### STORED DATA
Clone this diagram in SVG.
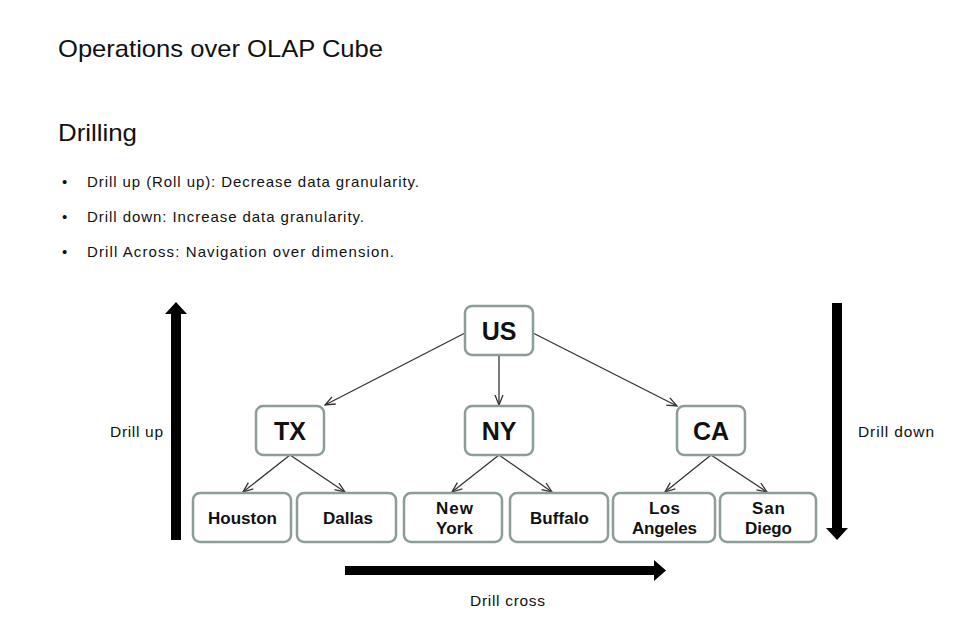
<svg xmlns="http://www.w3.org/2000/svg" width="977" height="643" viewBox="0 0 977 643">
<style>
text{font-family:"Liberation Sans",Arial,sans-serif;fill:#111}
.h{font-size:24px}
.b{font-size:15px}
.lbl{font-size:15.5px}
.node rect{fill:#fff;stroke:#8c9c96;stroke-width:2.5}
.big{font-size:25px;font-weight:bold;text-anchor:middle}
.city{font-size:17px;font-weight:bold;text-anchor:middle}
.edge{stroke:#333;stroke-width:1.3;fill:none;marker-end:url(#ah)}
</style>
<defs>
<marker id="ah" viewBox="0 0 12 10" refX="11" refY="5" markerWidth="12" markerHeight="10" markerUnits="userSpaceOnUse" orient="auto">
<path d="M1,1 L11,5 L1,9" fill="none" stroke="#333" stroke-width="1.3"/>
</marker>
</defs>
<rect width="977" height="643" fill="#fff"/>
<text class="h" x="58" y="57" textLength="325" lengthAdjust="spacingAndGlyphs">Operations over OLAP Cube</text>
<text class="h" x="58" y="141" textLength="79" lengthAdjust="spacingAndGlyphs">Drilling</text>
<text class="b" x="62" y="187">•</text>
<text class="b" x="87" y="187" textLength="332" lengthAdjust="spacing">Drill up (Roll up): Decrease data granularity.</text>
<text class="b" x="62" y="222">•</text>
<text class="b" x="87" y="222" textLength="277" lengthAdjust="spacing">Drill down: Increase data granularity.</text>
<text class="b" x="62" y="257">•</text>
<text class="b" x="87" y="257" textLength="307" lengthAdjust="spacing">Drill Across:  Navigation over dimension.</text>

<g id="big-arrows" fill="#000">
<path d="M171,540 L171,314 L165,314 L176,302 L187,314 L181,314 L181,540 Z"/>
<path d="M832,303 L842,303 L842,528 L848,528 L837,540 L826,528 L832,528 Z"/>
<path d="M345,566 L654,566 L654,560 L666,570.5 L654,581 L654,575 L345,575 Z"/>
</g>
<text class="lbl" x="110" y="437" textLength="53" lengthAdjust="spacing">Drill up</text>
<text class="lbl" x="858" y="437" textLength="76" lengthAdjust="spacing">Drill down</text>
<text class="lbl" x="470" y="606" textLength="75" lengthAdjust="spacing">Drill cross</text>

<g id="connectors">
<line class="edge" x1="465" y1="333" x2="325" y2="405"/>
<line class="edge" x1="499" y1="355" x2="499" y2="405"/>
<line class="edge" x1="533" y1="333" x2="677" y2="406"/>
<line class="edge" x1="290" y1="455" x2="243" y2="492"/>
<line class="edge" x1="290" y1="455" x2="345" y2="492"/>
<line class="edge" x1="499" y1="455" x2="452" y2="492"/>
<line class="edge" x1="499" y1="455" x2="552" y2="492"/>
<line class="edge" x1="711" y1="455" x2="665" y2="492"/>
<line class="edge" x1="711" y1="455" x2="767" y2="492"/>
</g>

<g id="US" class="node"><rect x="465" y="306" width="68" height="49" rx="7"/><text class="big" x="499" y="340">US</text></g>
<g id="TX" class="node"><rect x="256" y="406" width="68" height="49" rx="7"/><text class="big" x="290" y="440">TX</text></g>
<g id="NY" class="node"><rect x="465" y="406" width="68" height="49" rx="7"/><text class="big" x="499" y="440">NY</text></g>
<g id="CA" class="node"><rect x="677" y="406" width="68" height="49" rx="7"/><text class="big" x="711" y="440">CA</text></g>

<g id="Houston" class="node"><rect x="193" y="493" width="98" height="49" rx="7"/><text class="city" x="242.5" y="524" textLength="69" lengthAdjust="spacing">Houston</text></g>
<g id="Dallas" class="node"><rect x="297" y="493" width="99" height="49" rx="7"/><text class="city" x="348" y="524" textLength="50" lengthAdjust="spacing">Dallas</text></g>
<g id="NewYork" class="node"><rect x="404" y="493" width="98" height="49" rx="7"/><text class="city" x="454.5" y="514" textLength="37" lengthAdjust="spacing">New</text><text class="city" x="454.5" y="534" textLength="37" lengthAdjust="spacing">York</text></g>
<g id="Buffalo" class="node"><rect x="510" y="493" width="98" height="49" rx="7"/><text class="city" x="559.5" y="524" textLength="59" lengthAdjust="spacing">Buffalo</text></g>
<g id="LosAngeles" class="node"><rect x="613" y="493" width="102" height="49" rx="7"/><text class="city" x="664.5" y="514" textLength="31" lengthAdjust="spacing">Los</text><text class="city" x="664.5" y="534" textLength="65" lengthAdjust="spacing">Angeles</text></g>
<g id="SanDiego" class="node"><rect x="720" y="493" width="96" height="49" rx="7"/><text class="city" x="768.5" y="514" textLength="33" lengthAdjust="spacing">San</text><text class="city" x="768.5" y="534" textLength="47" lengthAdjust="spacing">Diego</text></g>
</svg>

### WORK TO DO
Omit the pictures and reproduce the listing exactly.

### REPLY
Clone this diagram in SVG.
<svg xmlns="http://www.w3.org/2000/svg" width="977" height="643" viewBox="0 0 977 643">
<style>
text{font-family:"Liberation Sans",Arial,sans-serif;fill:#111}
.h{font-size:24px}
.b{font-size:15px}
.lbl{font-size:15.5px}
.node rect{fill:#fff;stroke:#8c9c96;stroke-width:2.5}
.big{font-size:25px;font-weight:bold;text-anchor:middle}
.city{font-size:17px;font-weight:bold;text-anchor:middle}
.edge{stroke:#333;stroke-width:1.3;fill:none;marker-end:url(#ah)}
</style>
<defs>
<marker id="ah" viewBox="0 0 12 10" refX="11" refY="5" markerWidth="12" markerHeight="10" markerUnits="userSpaceOnUse" orient="auto">
<path d="M1,1 L11,5 L1,9" fill="none" stroke="#333" stroke-width="1.3"/>
</marker>
</defs>
<rect width="977" height="643" fill="#fff"/>
<text class="h" x="58" y="57" textLength="325" lengthAdjust="spacingAndGlyphs">Operations over OLAP Cube</text>
<text class="h" x="58" y="141" textLength="79" lengthAdjust="spacingAndGlyphs">Drilling</text>
<text class="b" x="62" y="187">•</text>
<text class="b" x="87" y="187" textLength="332" lengthAdjust="spacing">Drill up (Roll up): Decrease data granularity.</text>
<text class="b" x="62" y="222">•</text>
<text class="b" x="87" y="222" textLength="277" lengthAdjust="spacing">Drill down: Increase data granularity.</text>
<text class="b" x="62" y="257">•</text>
<text class="b" x="87" y="257" textLength="307" lengthAdjust="spacing">Drill Across:  Navigation over dimension.</text>

<g id="big-arrows" fill="#000">
<path d="M171,540 L171,314 L165,314 L176,302 L187,314 L181,314 L181,540 Z"/>
<path d="M832,303 L842,303 L842,528 L848,528 L837,540 L826,528 L832,528 Z"/>
<path d="M345,566 L654,566 L654,560 L666,570.5 L654,581 L654,575 L345,575 Z"/>
</g>
<text class="lbl" x="110" y="437" textLength="53" lengthAdjust="spacing">Drill up</text>
<text class="lbl" x="858" y="437" textLength="76" lengthAdjust="spacing">Drill down</text>
<text class="lbl" x="470" y="606" textLength="75" lengthAdjust="spacing">Drill cross</text>

<g id="connectors">
<line class="edge" x1="465" y1="333" x2="325" y2="405"/>
<line class="edge" x1="499" y1="355" x2="499" y2="405"/>
<line class="edge" x1="533" y1="333" x2="677" y2="406"/>
<line class="edge" x1="290" y1="455" x2="243" y2="492"/>
<line class="edge" x1="290" y1="455" x2="345" y2="492"/>
<line class="edge" x1="499" y1="455" x2="452" y2="492"/>
<line class="edge" x1="499" y1="455" x2="552" y2="492"/>
<line class="edge" x1="711" y1="455" x2="665" y2="492"/>
<line class="edge" x1="711" y1="455" x2="767" y2="492"/>
</g>

<g id="US" class="node"><rect x="465" y="306" width="68" height="49" rx="7"/><text class="big" x="499" y="340">US</text></g>
<g id="TX" class="node"><rect x="256" y="406" width="68" height="49" rx="7"/><text class="big" x="290" y="440">TX</text></g>
<g id="NY" class="node"><rect x="465" y="406" width="68" height="49" rx="7"/><text class="big" x="499" y="440">NY</text></g>
<g id="CA" class="node"><rect x="677" y="406" width="68" height="49" rx="7"/><text class="big" x="711" y="440">CA</text></g>

<g id="Houston" class="node"><rect x="193" y="493" width="98" height="49" rx="7"/><text class="city" x="242.5" y="524" textLength="69" lengthAdjust="spacing">Houston</text></g>
<g id="Dallas" class="node"><rect x="297" y="493" width="99" height="49" rx="7"/><text class="city" x="348" y="524" textLength="50" lengthAdjust="spacing">Dallas</text></g>
<g id="NewYork" class="node"><rect x="404" y="493" width="98" height="49" rx="7"/><text class="city" x="454.5" y="514" textLength="37" lengthAdjust="spacing">New</text><text class="city" x="454.5" y="534" textLength="37" lengthAdjust="spacing">York</text></g>
<g id="Buffalo" class="node"><rect x="510" y="493" width="98" height="49" rx="7"/><text class="city" x="559.5" y="524" textLength="59" lengthAdjust="spacing">Buffalo</text></g>
<g id="LosAngeles" class="node"><rect x="613" y="493" width="102" height="49" rx="7"/><text class="city" x="664.5" y="514" textLength="31" lengthAdjust="spacing">Los</text><text class="city" x="664.5" y="534" textLength="65" lengthAdjust="spacing">Angeles</text></g>
<g id="SanDiego" class="node"><rect x="720" y="493" width="96" height="49" rx="7"/><text class="city" x="768.5" y="514" textLength="33" lengthAdjust="spacing">San</text><text class="city" x="768.5" y="534" textLength="47" lengthAdjust="spacing">Diego</text></g>
</svg>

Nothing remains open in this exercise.